ライブラリ

コラム

安田雅弘演出ノート

ひかりごけ/2013.3

安田雅弘(2013.3)

題名の理由

 この作品がなぜ「ひかりごけ」という題名なのか、私には長いことわからなかった。
 第一幕で、登場人物の八蔵は、西川の首のうしろに光りの輪を見つけて、こんなことを言う。

「昔からの言い伝えにあるこった。人の肉さ喰ったもんには、首のうしろに光の輪がでるだよ。緑色のな。うッすい、うッすい光の輪が出るだよ。何でもその光はな、ひかりごけつうもんの光に似てるだと。」

 そんな言い伝えなど知らない。実際に流布していたものとも思えない。武田泰淳の手で作品化されたことによって、元となった実際の事件が逆に「ひかりごけ」事件と呼ばれるようになったことは知っている。が、泰淳がなぜこの題名をつけたかについては真剣に考えてこなかった。どんなに言い訳しても、なまけていた。
 2004年に当劇団の倉品淳子が年配の女優を使って演出した作品を、2005年の再演時に見て面白いと感じ、翌年共同演出という形で東京と韓国で上演した。おそらくその時にも頭のどこかにひっかかっていたはずだが、解決には至らなかった。さぼっていた。
 今回の上演のため、改めてさまざまな資料に当たり、その中にあった評論の一つに強くひきつけられた。文芸評論家・山城むつみの「『ひかりごけ』ノート」(「群像」2010年1月号所収)がそれだ。氏は光の輪について重厚な論考を展開しているが、中でも興味深かったのはヒカリゴケという苔がホタルのように自ら発光するのではなく、外部から受けた光を反射して光る植物であるという指摘だった。その考えを広げて行くと、先ほどのシーンの、西川の首のうしろに見える光の輪は、西川が発光しているのではなく、八蔵を光源としている、という衝撃的な結論に至る。付帯根拠として、泰淳の作品である「異形の者」なども挙げられ、私にはきわめて説得力のある内容に思えた。だとすれば、評論には書かれていないが、八蔵の言う「言い伝え」の内容は本当ではないという展開になる。必ずしも「首のうしろに光の輪がでる」のは、「人の肉さ喰ったもん」ではない、ということになるのだ。
 稽古場では、作中数か所ある「光の輪」について、それぞれ誰が光源であるのか、また一体どういう状態の時に、人は光源になりうるのか、時間をかけて議論した。暫定的ではあるが、私は以下のように考えている。
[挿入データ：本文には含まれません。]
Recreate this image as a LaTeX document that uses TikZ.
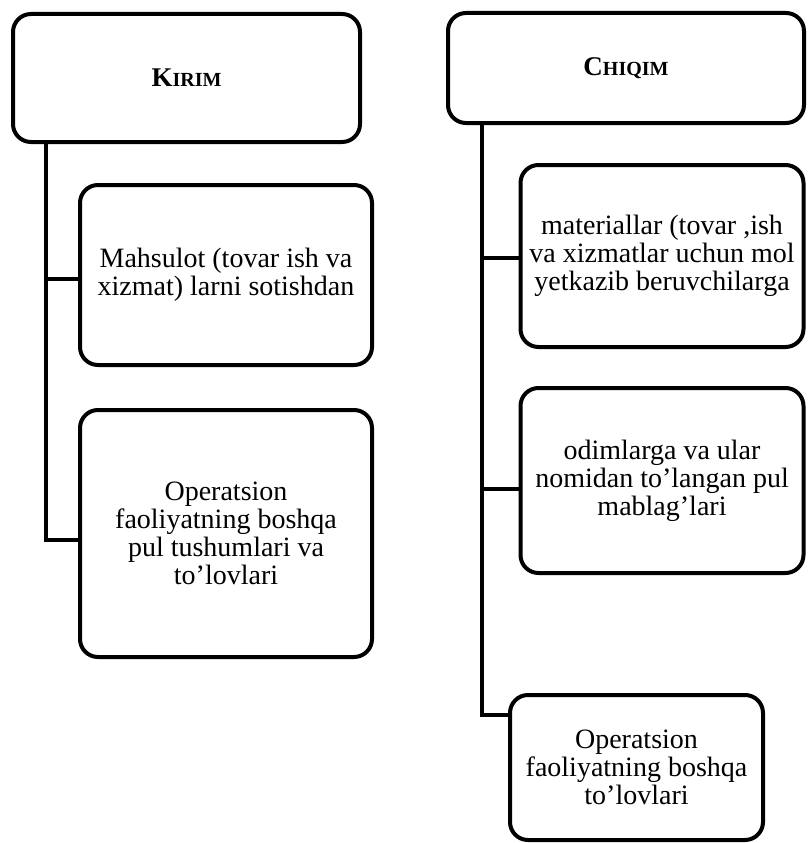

 極限状態にあって、つまり「死」というものを強く意識している精神状況下で、自分の「生」を肯定できている瞬間に、その人間は光源となりうるのではないか。

 むろん「生」の肯定や否定を、一元的に確定できるほどわれわれの精神は単純なものではなく、山城も泰淳が使った「閃鑠[せんしゃく]=かすかに真実を露[あらわ]したと思えば、また之を掩[おお]う」という言葉を使って光源の不定性を指摘している。もとより、私たちの首のうしろは実際は光るわけではないし、ひかりごけに似た光の輪を見ることもない。
 ともあれこの論文との出会いをきっかけとして、この戯曲の「上演不可能性」と、それでも上演したいと思わせる作品の魅力との間で、今までになく深刻に揺れ動いた。というか今でも揺れ動いている。あらためて、作家の魂の深淵に触れる作業の難しさと面白さに身を浸している。